The Infinite Gold cantaloupe has been very successful for Sakata, and its new broccoli varieties Diamante, Millennium and Emerald Star have been gaining traction as well.

“Also we are seeing a lot of positive feedback regarding our spinach program, more specifically Lakeside, Oceanside, Riverside and Seaside,” Suits said.

“Our newer determinate salad tomatoes Camaro and Grand Marshall are performing very well in the Southeast, showing strong plants, good fruit quality and good field performance under bacterial spot pressure.”

Enza Zaden has received interest for its Eazyleaf lettuce, with good shelf life and strong but flexible leaves.

“Consumers enjoy the visual appeal of uniformly sized leaf shapes in a variety of colors, now including dark reds with high gloss,” Thomin said. “Growers, especially growers located in the Salinas Valley, have been able to capitalize on the growing demand for Eazyleaf varieties.”

Enza Zaden has also enjoyed attention for its Tribelli mini peppers, Thomin said.

Purcell said Monsanto puts out close to 50 new products each year.

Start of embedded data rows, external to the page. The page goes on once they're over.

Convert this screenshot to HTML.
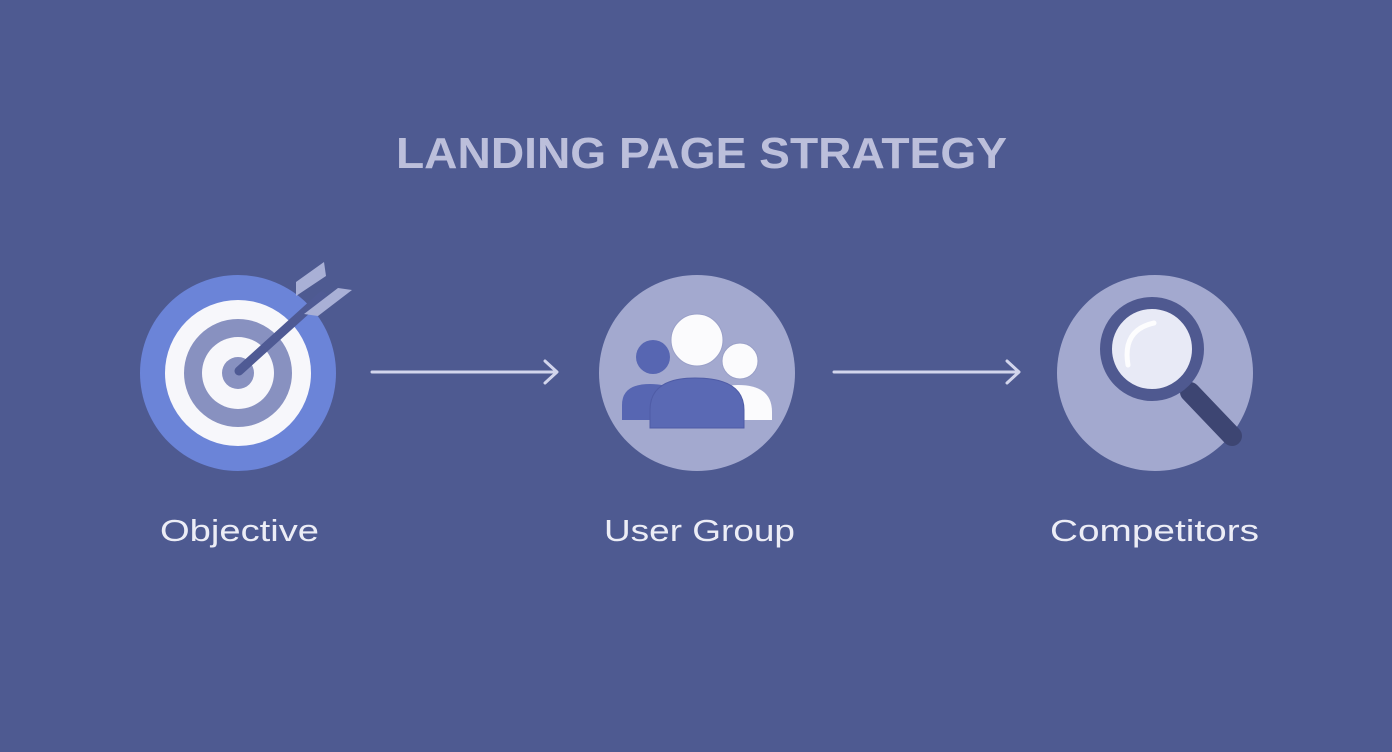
<!DOCTYPE html>
<html><head><meta charset="utf-8"><style>
html,body{margin:0;padding:0;background:#4e5a91;}
svg{display:block}
</style></head><body>
<svg width="1392" height="752" viewBox="0 0 1392 752" xmlns="http://www.w3.org/2000/svg">
<rect width="1392" height="752" fill="#4e5a91"/>
<text x="396" y="168" font-family="Liberation Sans, sans-serif" font-weight="bold" font-size="44" fill="#bcbfdb" textLength="611" lengthAdjust="spacingAndGlyphs">LANDING PAGE STRATEGY</text>

<!-- target -->
<circle cx="238" cy="373" r="98" fill="#6b84d8"/>
<circle cx="238" cy="373" r="73" fill="#f7f7fb"/>
<circle cx="238" cy="373" r="54" fill="#8891c0"/>
<circle cx="238" cy="373" r="36" fill="#f7f7fb"/>
<circle cx="238" cy="373" r="16" fill="#8891c0"/>
<line x1="239" y1="371" x2="322" y2="296" stroke="#4f5a94" stroke-width="9" stroke-linecap="round"/>
<polygon points="296,296 296,282 324,262 326,276" fill="#a9b0d6"/>
<polygon points="304,314 318,316 352,290 338,288" fill="#a9b0d6"/>

<!-- arrows -->
<g stroke="#d2d5ec" stroke-width="3" fill="none" stroke-linecap="round" stroke-linejoin="round">
<line x1="372" y1="372" x2="556" y2="372"/>
<polyline points="545,361 557,372 545,383"/>
<line x1="834" y1="372" x2="1018" y2="372"/>
<polyline points="1007,361 1019,372 1007,383"/>
</g>

<!-- users -->
<circle cx="697" cy="373" r="98" fill="#a3a9cf"/>
<circle cx="740" cy="361" r="18" fill="#fbfbfd" stroke="#9aa0c8" stroke-width="1"/>
<path d="M712,420 L712,405 Q712,385 738,385 Q772,385 772,412 L772,420 Z" fill="#fbfbfd"/>
<circle cx="653" cy="357" r="17" fill="#5766b2"/>
<path d="M622,420 L622,405 Q622,384 650,384 Q680,384 680,405 L680,420 Z" fill="#5766b2"/>
<circle cx="697" cy="340" r="26" fill="#fbfbfd" stroke="#9aa0c8" stroke-width="1"/>
<path d="M650,428 L650,410 Q650,378 695,378 Q744,378 744,410 L744,428 Z" fill="#5a69b4" stroke="#4f5ca6" stroke-width="1"/>

<!-- magnifier -->
<circle cx="1155" cy="373" r="98" fill="#a3a9cf"/>
<line x1="1190" y1="392" x2="1232" y2="436" stroke="#3d4572" stroke-width="20" stroke-linecap="round"/>
<line x1="1182" y1="382" x2="1200" y2="400" stroke="#3d4572" stroke-width="12"/>
<circle cx="1152" cy="349" r="46" fill="#e8eaf6" stroke="#4f5990" stroke-width="12"/>
<path d="M1128,365 Q1122,330 1154,323" stroke="#ffffff" stroke-width="5" fill="none" stroke-linecap="round" opacity="0.9"/>

<!-- labels -->
<g font-family="Liberation Sans, sans-serif" font-size="31" fill="#ecedf6">
<text x="160" y="541" textLength="159" lengthAdjust="spacingAndGlyphs">Objective</text>
<text x="604" y="541" textLength="191" lengthAdjust="spacingAndGlyphs">User Group</text>
<text x="1050" y="541" textLength="209" lengthAdjust="spacingAndGlyphs">Competitors</text>
</g>
</svg>
</body></html>
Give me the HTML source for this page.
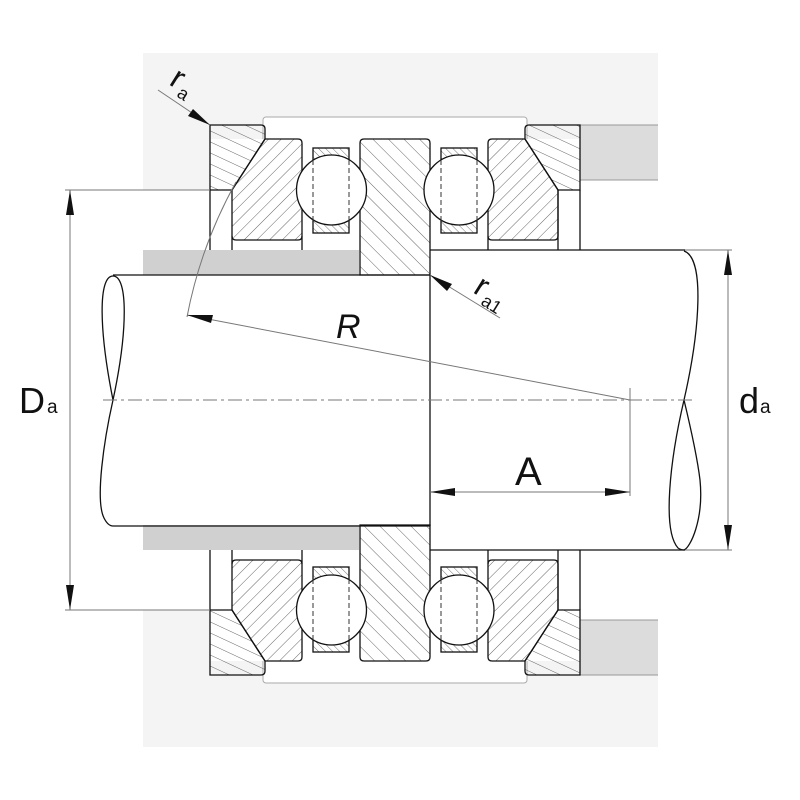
<!DOCTYPE html>
<html><head><meta charset="utf-8"><style>html,body{margin:0;padding:0;background:#fff}svg{display:block}text{font-family:"Liberation Sans",sans-serif;fill:#111}</style></head>
<body>
<svg width="800" height="800" viewBox="0 0 800 800" xmlns="http://www.w3.org/2000/svg">
<defs>
<pattern id="pA" width="10" height="10" patternUnits="userSpaceOnUse" patternTransform="rotate(-65)"><line x1="0" y1="0" x2="0" y2="10" stroke="#555" stroke-width="0.9"/></pattern>
<pattern id="pB" width="9" height="9" patternUnits="userSpaceOnUse" patternTransform="rotate(45)"><line x1="0" y1="0" x2="0" y2="9" stroke="#555" stroke-width="0.9"/></pattern>
<pattern id="pC" width="11" height="11" patternUnits="userSpaceOnUse" patternTransform="rotate(-45)"><line x1="0" y1="0" x2="0" y2="11" stroke="#555" stroke-width="0.9"/></pattern>
<pattern id="pD" width="5" height="5" patternUnits="userSpaceOnUse" patternTransform="rotate(-45)"><line x1="0" y1="0" x2="0" y2="5" stroke="#555" stroke-width="0.8"/></pattern>
<pattern id="qA" width="10" height="10" patternUnits="userSpaceOnUse" patternTransform="rotate(65)"><line x1="0" y1="0" x2="0" y2="10" stroke="#555" stroke-width="0.9"/></pattern>
<pattern id="qB" width="9" height="9" patternUnits="userSpaceOnUse" patternTransform="rotate(-45)"><line x1="0" y1="0" x2="0" y2="9" stroke="#555" stroke-width="0.9"/></pattern>
<pattern id="qC" width="11" height="11" patternUnits="userSpaceOnUse" patternTransform="rotate(45)"><line x1="0" y1="0" x2="0" y2="11" stroke="#555" stroke-width="0.9"/></pattern>
<pattern id="qD" width="5" height="5" patternUnits="userSpaceOnUse" patternTransform="rotate(45)"><line x1="0" y1="0" x2="0" y2="5" stroke="#555" stroke-width="0.8"/></pattern>
</defs>

<g>
<rect x="143" y="53" width="515" height="137" fill="#f4f4f4"/>
<rect x="580" y="180" width="78" height="10" fill="#fff"/>
<rect x="580" y="125" width="78" height="55" fill="#dcdcdc"/>
<line x1="580" y1="125" x2="658" y2="125" stroke="#999" stroke-width="1"/>
<line x1="580" y1="180" x2="658" y2="180" stroke="#999" stroke-width="1"/>
<rect x="263" y="117" width="264" height="60" rx="3" fill="#fff" stroke="#aaa" stroke-width="1"/>
<rect x="210" y="139" width="370" height="111" fill="#fff"/>
<line x1="143" y1="190" x2="210" y2="190" stroke="#777" stroke-width="1"/>
<rect x="143" y="250" width="216" height="25" fill="#d0d0d0"/>
<g stroke="#111" stroke-width="1.3" fill="none">
<line x1="210" y1="190" x2="210" y2="250"/><line x1="232" y1="236" x2="232" y2="250"/>
<line x1="302" y1="236" x2="302" y2="250"/><line x1="488" y1="236" x2="488" y2="250"/>
<line x1="558" y1="190" x2="558" y2="250"/><line x1="580" y1="190" x2="580" y2="250"/>
<line x1="430" y1="250" x2="685" y2="250"/>
</g>
<g stroke="#111" stroke-width="1.3">
<path d="M210,125 H261 Q265,125 265,129 V139 L232,190 H210 Z" fill="url(#pA)"/>
<path d="M529,125 H580 V190 H558 L525,139 V129 Q525,125 529,125 Z" fill="url(#pA)"/>
<path d="M265,139 H298 Q302,139 302,143 V236 Q302,240 298,240 H236 Q232,240 232,236 V190 Z" fill="url(#pB)"/>
<path d="M492,139 H525 L558,190 V236 Q558,240 554,240 H492 Q488,240 488,236 V143 Q488,139 492,139 Z" fill="url(#pB)"/>
<path d="M364,139 H426 Q430,139 430,143 V275 H360 V143 Q360,139 364,139 Z" fill="url(#pC)"/>
<rect x="313" y="148" width="36" height="85" fill="url(#pD)"/>
<rect x="441" y="148" width="36" height="85" fill="url(#pD)"/>
<circle cx="331.5" cy="190" r="35" fill="#fff"/>
<circle cx="459" cy="190" r="35" fill="#fff"/>
</g>
<g stroke="#333" stroke-width="1" stroke-dasharray="5,3">
<line x1="313" y1="160" x2="313" y2="221"/><line x1="349" y1="160" x2="349" y2="221"/>
<line x1="441" y1="160" x2="441" y2="221"/><line x1="477" y1="160" x2="477" y2="221"/>
</g>
</g>

<g transform="translate(0,800) scale(1,-1)">
<rect x="143" y="53" width="515" height="137" fill="#f4f4f4"/>
<rect x="580" y="180" width="78" height="10" fill="#fff"/>
<rect x="580" y="125" width="78" height="55" fill="#dcdcdc"/>
<line x1="580" y1="125" x2="658" y2="125" stroke="#999" stroke-width="1"/>
<line x1="580" y1="180" x2="658" y2="180" stroke="#999" stroke-width="1"/>
<rect x="263" y="117" width="264" height="60" rx="3" fill="#fff" stroke="#aaa" stroke-width="1"/>
<rect x="210" y="139" width="370" height="111" fill="#fff"/>
<line x1="143" y1="190" x2="210" y2="190" stroke="#777" stroke-width="1"/>
<rect x="143" y="250" width="216" height="25" fill="#d0d0d0"/>
<g stroke="#111" stroke-width="1.3" fill="none">
<line x1="210" y1="190" x2="210" y2="250"/><line x1="232" y1="236" x2="232" y2="250"/>
<line x1="302" y1="236" x2="302" y2="250"/><line x1="488" y1="236" x2="488" y2="250"/>
<line x1="558" y1="190" x2="558" y2="250"/><line x1="580" y1="190" x2="580" y2="250"/>
<line x1="430" y1="250" x2="685" y2="250"/>
</g>
<g stroke="#111" stroke-width="1.3">
<path d="M210,125 H261 Q265,125 265,129 V139 L232,190 H210 Z" fill="url(#qA)"/>
<path d="M529,125 H580 V190 H558 L525,139 V129 Q525,125 529,125 Z" fill="url(#qA)"/>
<path d="M265,139 H298 Q302,139 302,143 V236 Q302,240 298,240 H236 Q232,240 232,236 V190 Z" fill="url(#qB)"/>
<path d="M492,139 H525 L558,190 V236 Q558,240 554,240 H492 Q488,240 488,236 V143 Q488,139 492,139 Z" fill="url(#qB)"/>
<path d="M364,139 H426 Q430,139 430,143 V275 H360 V143 Q360,139 364,139 Z" fill="url(#qC)"/>
<rect x="313" y="148" width="36" height="85" fill="url(#qD)"/>
<rect x="441" y="148" width="36" height="85" fill="url(#qD)"/>
<circle cx="331.5" cy="190" r="35" fill="#fff"/>
<circle cx="459" cy="190" r="35" fill="#fff"/>
</g>
<g stroke="#333" stroke-width="1" stroke-dasharray="5,3">
<line x1="313" y1="160" x2="313" y2="221"/><line x1="349" y1="160" x2="349" y2="221"/>
<line x1="441" y1="160" x2="441" y2="221"/><line x1="477" y1="160" x2="477" y2="221"/>
</g>
</g>

<g stroke="#111" stroke-width="1.3" fill="none">
<line x1="113" y1="275" x2="430" y2="275"/>
<line x1="113" y1="526" x2="430" y2="526"/>
<line x1="430" y1="275" x2="430" y2="526"/>
<path d="M113,276 C128,276 128,330 113,400 C99,330 98,276 113,276 Z"/>
<path d="M113,400 C104,440 95,500 104,518 C107,524 110,526 113,526"/>
<path d="M684,251 C705,258 700,330 684,400 C670,460 662,530 678,548 C681,550 684,550 684,550 C690,548 704,520 700,480 C697,455 690,425 684,400"/>
</g>
<line x1="103" y1="400" x2="694" y2="400" stroke="#777" stroke-width="1" stroke-dasharray="14,4,3,4"/>

<g stroke="#777" stroke-width="1" fill="none">
<line x1="65" y1="190" x2="210" y2="190"/>
<line x1="65" y1="610" x2="210" y2="610"/>
<line x1="70" y1="190" x2="70" y2="610"/>
<line x1="685" y1="250" x2="732" y2="250"/>
<line x1="685" y1="550" x2="732" y2="550"/>
<line x1="728" y1="250" x2="728" y2="550"/>
<line x1="630" y1="388" x2="630" y2="496"/>
<line x1="430" y1="492" x2="630" y2="492"/>
<line x1="187" y1="315" x2="630" y2="400"/>
<path d="M236,182 A452,452 0 0 0 187,317"/>
<line x1="430" y1="275" x2="500" y2="318"/>
<line x1="158" y1="90" x2="210" y2="125"/>
</g>
<g fill="#111">
<polygon points="70,190 66,215 74,215"/>
<polygon points="70,610 66,585 74,585"/>
<polygon points="728,250 724,275 732,275"/>
<polygon points="728,550 724,525 732,525"/>
<polygon points="430,492 455,488 455,496"/>
<polygon points="630,492 605,488 605,496"/>
<polygon points="187,315 213,315 211,323"/>
<polygon points="430,275 452,284 447,291"/>
<polygon points="210,125 188,116 193,109"/>
</g>

<text x="19" y="413" font-size="36">D</text><text x="47" y="413" font-size="19">a</text>
<text x="739" y="413" font-size="36">d</text><text x="760" y="413" font-size="19">a</text>
<text x="515" y="485" font-size="40">A</text>
<text x="336" y="338" font-size="34" font-style="italic">R</text>
<g transform="translate(472,292) rotate(32)"><text x="0" y="0" font-size="32">r</text><text x="13" y="6" font-size="18">a1</text></g>
<g transform="translate(168,84) rotate(32)"><text x="0" y="0" font-size="32">r</text><text x="13" y="6" font-size="18">a</text></g>
</svg>
</body></html>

“Some of our latest variety launches, which we have seen high demand for by farmers, include Devotion II, a Performance Series white sweet corn variety; Magnetic, our latest high-quality spinach variety with great yield potential; Tailgate, the newest member of our SummerSlice watermelon line; Hornet, a low-pungency white onion; and Flavor Journey, a new honeydew variety with high quality fruit and an average of 14-18 degrees brix — meaning very sweet-tasting,” Purcell said.

Since it takes a considerable amount of time to develop varieties, seed companies are doing their research in an effort to be ahead of the trends.

“We have to rely on what we’re seeing internally, in the field, on retail shelves, on menus and everywhere else to best ‘predict’ what the market will want by the time a variety is ready to be released to the market,” Suits said. “It’s a very exciting and challenging process (that) our entire team is incredibly passionate about.”